Work required: All lines below must be repeated exactly, with the pictures omitted.

### Exercise inputs

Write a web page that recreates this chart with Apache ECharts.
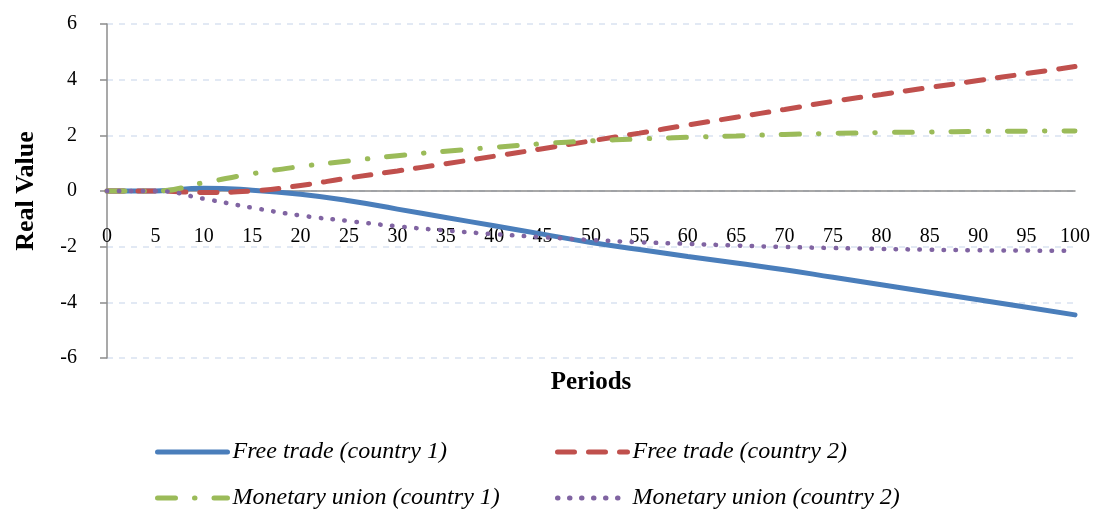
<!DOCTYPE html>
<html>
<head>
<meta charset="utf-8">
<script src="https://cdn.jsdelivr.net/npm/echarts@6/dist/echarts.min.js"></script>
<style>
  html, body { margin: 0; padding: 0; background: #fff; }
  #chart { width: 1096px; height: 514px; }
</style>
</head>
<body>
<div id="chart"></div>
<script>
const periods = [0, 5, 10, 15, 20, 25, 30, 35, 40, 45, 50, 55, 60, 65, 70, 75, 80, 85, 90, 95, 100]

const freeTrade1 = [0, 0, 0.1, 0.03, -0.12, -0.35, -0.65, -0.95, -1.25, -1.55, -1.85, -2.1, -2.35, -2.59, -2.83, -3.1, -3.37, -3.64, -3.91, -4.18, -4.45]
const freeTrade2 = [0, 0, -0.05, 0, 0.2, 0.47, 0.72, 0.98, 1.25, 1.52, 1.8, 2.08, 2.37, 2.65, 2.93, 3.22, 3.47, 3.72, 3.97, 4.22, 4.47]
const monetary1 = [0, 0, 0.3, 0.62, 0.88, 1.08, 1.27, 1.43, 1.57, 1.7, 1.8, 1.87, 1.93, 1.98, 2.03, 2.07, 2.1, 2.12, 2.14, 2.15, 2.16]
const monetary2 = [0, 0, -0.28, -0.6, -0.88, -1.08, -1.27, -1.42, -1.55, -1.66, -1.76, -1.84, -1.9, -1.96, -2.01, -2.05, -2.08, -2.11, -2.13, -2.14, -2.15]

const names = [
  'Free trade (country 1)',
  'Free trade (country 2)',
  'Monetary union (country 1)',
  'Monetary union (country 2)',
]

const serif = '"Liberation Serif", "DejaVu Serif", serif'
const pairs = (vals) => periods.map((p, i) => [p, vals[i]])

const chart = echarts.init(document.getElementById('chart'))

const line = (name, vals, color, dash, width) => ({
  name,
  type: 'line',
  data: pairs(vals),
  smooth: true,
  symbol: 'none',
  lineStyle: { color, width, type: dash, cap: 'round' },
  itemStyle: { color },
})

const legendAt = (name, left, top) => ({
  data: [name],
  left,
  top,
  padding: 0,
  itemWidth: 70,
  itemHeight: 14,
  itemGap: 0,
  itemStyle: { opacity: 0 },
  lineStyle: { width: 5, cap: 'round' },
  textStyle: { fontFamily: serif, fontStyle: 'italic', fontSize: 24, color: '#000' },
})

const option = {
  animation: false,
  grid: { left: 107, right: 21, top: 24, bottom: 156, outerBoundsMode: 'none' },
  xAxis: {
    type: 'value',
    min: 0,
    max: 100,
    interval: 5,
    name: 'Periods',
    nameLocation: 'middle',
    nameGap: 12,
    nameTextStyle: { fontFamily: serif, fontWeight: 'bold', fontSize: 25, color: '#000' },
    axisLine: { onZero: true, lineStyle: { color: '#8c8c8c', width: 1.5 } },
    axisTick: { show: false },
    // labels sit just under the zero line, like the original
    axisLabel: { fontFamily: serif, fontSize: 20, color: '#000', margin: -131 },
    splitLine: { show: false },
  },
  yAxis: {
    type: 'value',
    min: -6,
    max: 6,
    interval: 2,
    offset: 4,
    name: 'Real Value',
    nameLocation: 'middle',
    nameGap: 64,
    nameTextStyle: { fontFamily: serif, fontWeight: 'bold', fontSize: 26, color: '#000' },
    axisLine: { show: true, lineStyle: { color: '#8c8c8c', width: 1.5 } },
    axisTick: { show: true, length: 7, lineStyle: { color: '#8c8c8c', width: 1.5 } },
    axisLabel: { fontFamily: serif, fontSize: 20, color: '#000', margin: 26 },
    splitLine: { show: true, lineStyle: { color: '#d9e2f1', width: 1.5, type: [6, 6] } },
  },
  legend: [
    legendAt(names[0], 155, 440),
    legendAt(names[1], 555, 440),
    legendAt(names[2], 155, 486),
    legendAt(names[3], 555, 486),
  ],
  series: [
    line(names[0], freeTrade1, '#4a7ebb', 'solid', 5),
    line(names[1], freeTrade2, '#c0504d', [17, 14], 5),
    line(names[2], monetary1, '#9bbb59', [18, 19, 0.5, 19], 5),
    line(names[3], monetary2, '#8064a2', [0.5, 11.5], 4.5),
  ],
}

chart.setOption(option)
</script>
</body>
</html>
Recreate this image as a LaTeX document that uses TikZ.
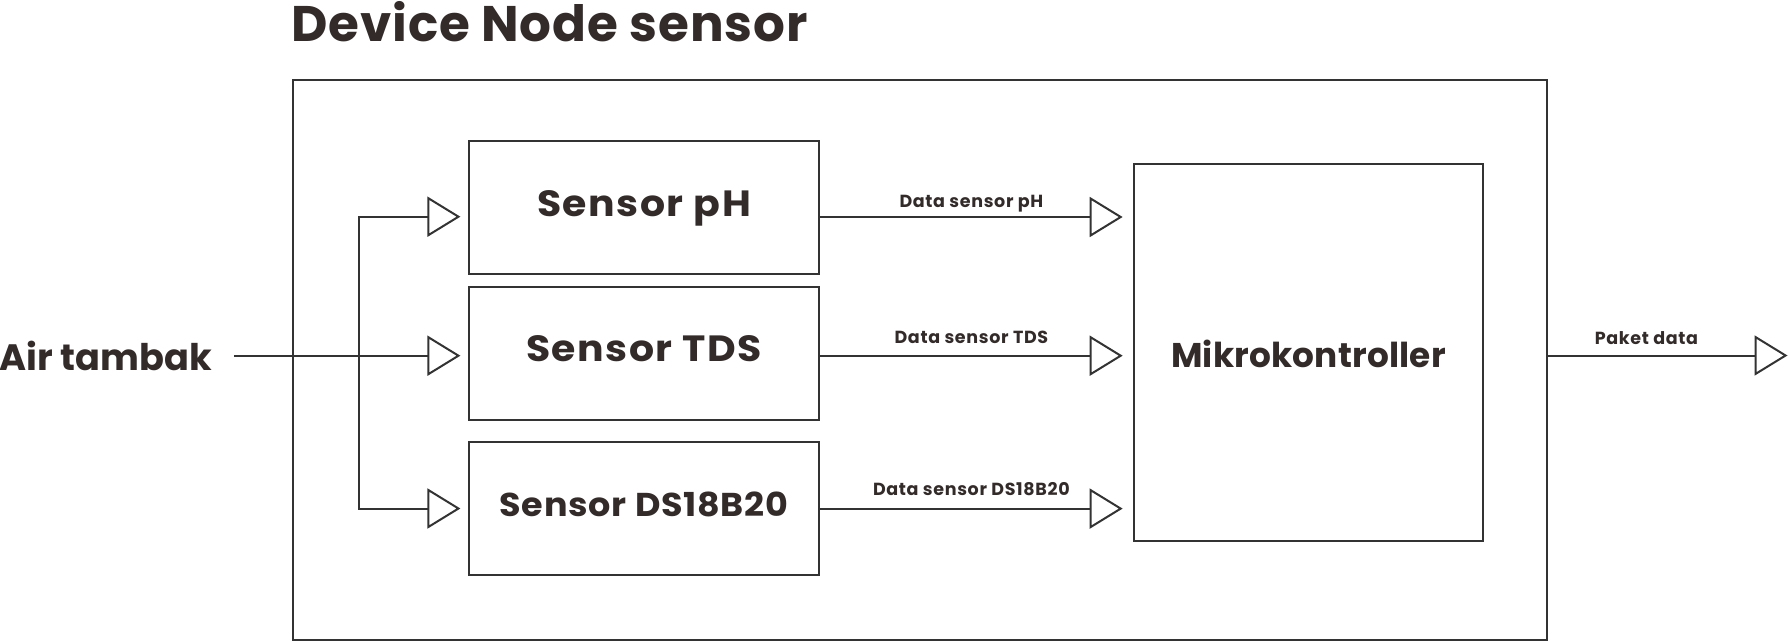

######

Completed task:
Write a web page that recreates this chart with Apache ECharts.
<!DOCTYPE html>
<html>
<head>
<meta charset="utf-8">
<script src="https://cdn.jsdelivr.net/npm/echarts@6/dist/echarts.min.js"></script>
<style>
  html, body { margin: 0; padding: 0; background: #fff; }
  #chart { width: 1096px; height: 514px; }
</style>
</head>
<body>
<div id="chart"></div>
<script>
const periods = [0, 5, 10, 15, 20, 25, 30, 35, 40, 45, 50, 55, 60, 65, 70, 75, 80, 85, 90, 95, 100]

const freeTrade1 = [0, 0, 0.1, 0.03, -0.12, -0.35, -0.65, -0.95, -1.25, -1.55, -1.85, -2.1, -2.35, -2.59, -2.83, -3.1, -3.37, -3.64, -3.91, -4.18, -4.45]
const freeTrade2 = [0, 0, -0.05, 0, 0.2, 0.47, 0.72, 0.98, 1.25, 1.52, 1.8, 2.08, 2.37, 2.65, 2.93, 3.22, 3.47, 3.72, 3.97, 4.22, 4.47]
const monetary1 = [0, 0, 0.3, 0.62, 0.88, 1.08, 1.27, 1.43, 1.57, 1.7, 1.8, 1.87, 1.93, 1.98, 2.03, 2.07, 2.1, 2.12, 2.14, 2.15, 2.16]
const monetary2 = [0, 0, -0.28, -0.6, -0.88, -1.08, -1.27, -1.42, -1.55, -1.66, -1.76, -1.84, -1.9, -1.96, -2.01, -2.05, -2.08, -2.11, -2.13, -2.14, -2.15]

const names = [
  'Free trade (country 1)',
  'Free trade (country 2)',
  'Monetary union (country 1)',
  'Monetary union (country 2)',
]

const serif = '"Liberation Serif", "DejaVu Serif", serif'
const pairs = (vals) => periods.map((p, i) => [p, vals[i]])

const chart = echarts.init(document.getElementById('chart'))

const line = (name, vals, color, dash, width) => ({
  name,
  type: 'line',
  data: pairs(vals),
  smooth: true,
  symbol: 'none',
  lineStyle: { color, width, type: dash, cap: 'round' },
  itemStyle: { color },
})

const legendAt = (name, left, top) => ({
  data: [name],
  left,
  top,
  padding: 0,
  itemWidth: 70,
  itemHeight: 14,
  itemGap: 0,
  itemStyle: { opacity: 0 },
  lineStyle: { width: 5, cap: 'round' },
  textStyle: { fontFamily: serif, fontStyle: 'italic', fontSize: 24, color: '#000' },
})

const option = {
  animation: false,
  grid: { left: 107, right: 21, top: 24, bottom: 156, outerBoundsMode: 'none' },
  xAxis: {
    type: 'value',
    min: 0,
    max: 100,
    interval: 5,
    name: 'Periods',
    nameLocation: 'middle',
    nameGap: 12,
    nameTextStyle: { fontFamily: serif, fontWeight: 'bold', fontSize: 25, color: '#000' },
    axisLine: { onZero: true, lineStyle: { color: '#8c8c8c', width: 1.5 } },
    axisTick: { show: false },
    // labels sit just under the zero line, like the original
    axisLabel: { fontFamily: serif, fontSize: 20, color: '#000', margin: -131 },
    splitLine: { show: false },
  },
  yAxis: {
    type: 'value',
    min: -6,
    max: 6,
    interval: 2,
    offset: 4,
    name: 'Real Value',
    nameLocation: 'middle',
    nameGap: 64,
    nameTextStyle: { fontFamily: serif, fontWeight: 'bold', fontSize: 26, color: '#000' },
    axisLine: { show: true, lineStyle: { color: '#8c8c8c', width: 1.5 } },
    axisTick: { show: true, length: 7, lineStyle: { color: '#8c8c8c', width: 1.5 } },
    axisLabel: { fontFamily: serif, fontSize: 20, color: '#000', margin: 26 },
    splitLine: { show: true, lineStyle: { color: '#d9e2f1', width: 1.5, type: [6, 6] } },
  },
  legend: [
    legendAt(names[0], 155, 440),
    legendAt(names[1], 555, 440),
    legendAt(names[2], 155, 486),
    legendAt(names[3], 555, 486),
  ],
  series: [
    line(names[0], freeTrade1, '#4a7ebb', 'solid', 5),
    line(names[1], freeTrade2, '#c0504d', [17, 14], 5),
    line(names[2], monetary1, '#9bbb59', [18, 19, 0.5, 19], 5),
    line(names[3], monetary2, '#8064a2', [0.5, 11.5], 4.5),
  ],
}

chart.setOption(option)
</script>
</body>
</html>
Recreate this image as a LaTeX document that uses TikZ.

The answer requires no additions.